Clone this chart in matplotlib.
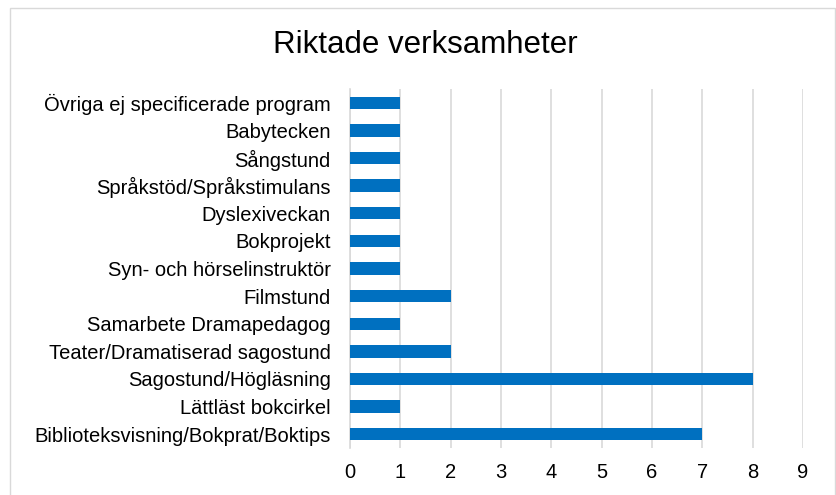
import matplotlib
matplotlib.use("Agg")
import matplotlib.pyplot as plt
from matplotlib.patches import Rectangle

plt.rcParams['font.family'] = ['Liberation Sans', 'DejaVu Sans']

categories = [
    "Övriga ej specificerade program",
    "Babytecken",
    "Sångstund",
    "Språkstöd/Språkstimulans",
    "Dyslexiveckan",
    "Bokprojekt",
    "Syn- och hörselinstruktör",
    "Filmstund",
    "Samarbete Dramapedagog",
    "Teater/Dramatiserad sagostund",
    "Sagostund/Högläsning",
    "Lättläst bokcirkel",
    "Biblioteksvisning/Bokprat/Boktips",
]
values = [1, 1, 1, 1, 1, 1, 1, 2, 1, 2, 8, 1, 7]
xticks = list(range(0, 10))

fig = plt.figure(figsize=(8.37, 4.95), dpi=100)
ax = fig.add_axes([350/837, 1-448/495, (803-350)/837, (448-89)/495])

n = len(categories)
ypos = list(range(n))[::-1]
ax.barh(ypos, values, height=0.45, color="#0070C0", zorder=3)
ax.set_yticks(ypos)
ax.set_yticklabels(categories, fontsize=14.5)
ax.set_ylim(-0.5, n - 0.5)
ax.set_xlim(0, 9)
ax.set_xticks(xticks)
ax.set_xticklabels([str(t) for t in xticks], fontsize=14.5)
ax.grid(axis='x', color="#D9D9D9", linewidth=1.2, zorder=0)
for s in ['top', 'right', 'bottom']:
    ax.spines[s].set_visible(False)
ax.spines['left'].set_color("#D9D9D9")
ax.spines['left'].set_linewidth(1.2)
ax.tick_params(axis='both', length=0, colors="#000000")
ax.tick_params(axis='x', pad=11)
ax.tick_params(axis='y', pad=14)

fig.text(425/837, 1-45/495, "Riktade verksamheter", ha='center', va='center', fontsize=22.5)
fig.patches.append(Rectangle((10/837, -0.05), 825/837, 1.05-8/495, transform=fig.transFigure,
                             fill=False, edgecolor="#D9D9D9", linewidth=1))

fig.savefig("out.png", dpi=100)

===

(THE EXERCISE): From the top of the listing above, repeat each line exactly until you reach the line containing "1-448/495, (803-350)/837, (448-89)/495])", and repeat that one too. Leave the pictures out.

(EXERCISE RESPONSE):
Clone this chart in matplotlib.
import matplotlib
matplotlib.use("Agg")
import matplotlib.pyplot as plt
from matplotlib.patches import Rectangle

plt.rcParams['font.family'] = ['Liberation Sans', 'DejaVu Sans']

categories = [
    "Övriga ej specificerade program",
    "Babytecken",
    "Sångstund",
    "Språkstöd/Språkstimulans",
    "Dyslexiveckan",
    "Bokprojekt",
    "Syn- och hörselinstruktör",
    "Filmstund",
    "Samarbete Dramapedagog",
    "Teater/Dramatiserad sagostund",
    "Sagostund/Högläsning",
    "Lättläst bokcirkel",
    "Biblioteksvisning/Bokprat/Boktips",
]
values = [1, 1, 1, 1, 1, 1, 1, 2, 1, 2, 8, 1, 7]
xticks = list(range(0, 10))

fig = plt.figure(figsize=(8.37, 4.95), dpi=100)
ax = fig.add_axes([350/837, 1-448/495, (803-350)/837, (448-89)/495])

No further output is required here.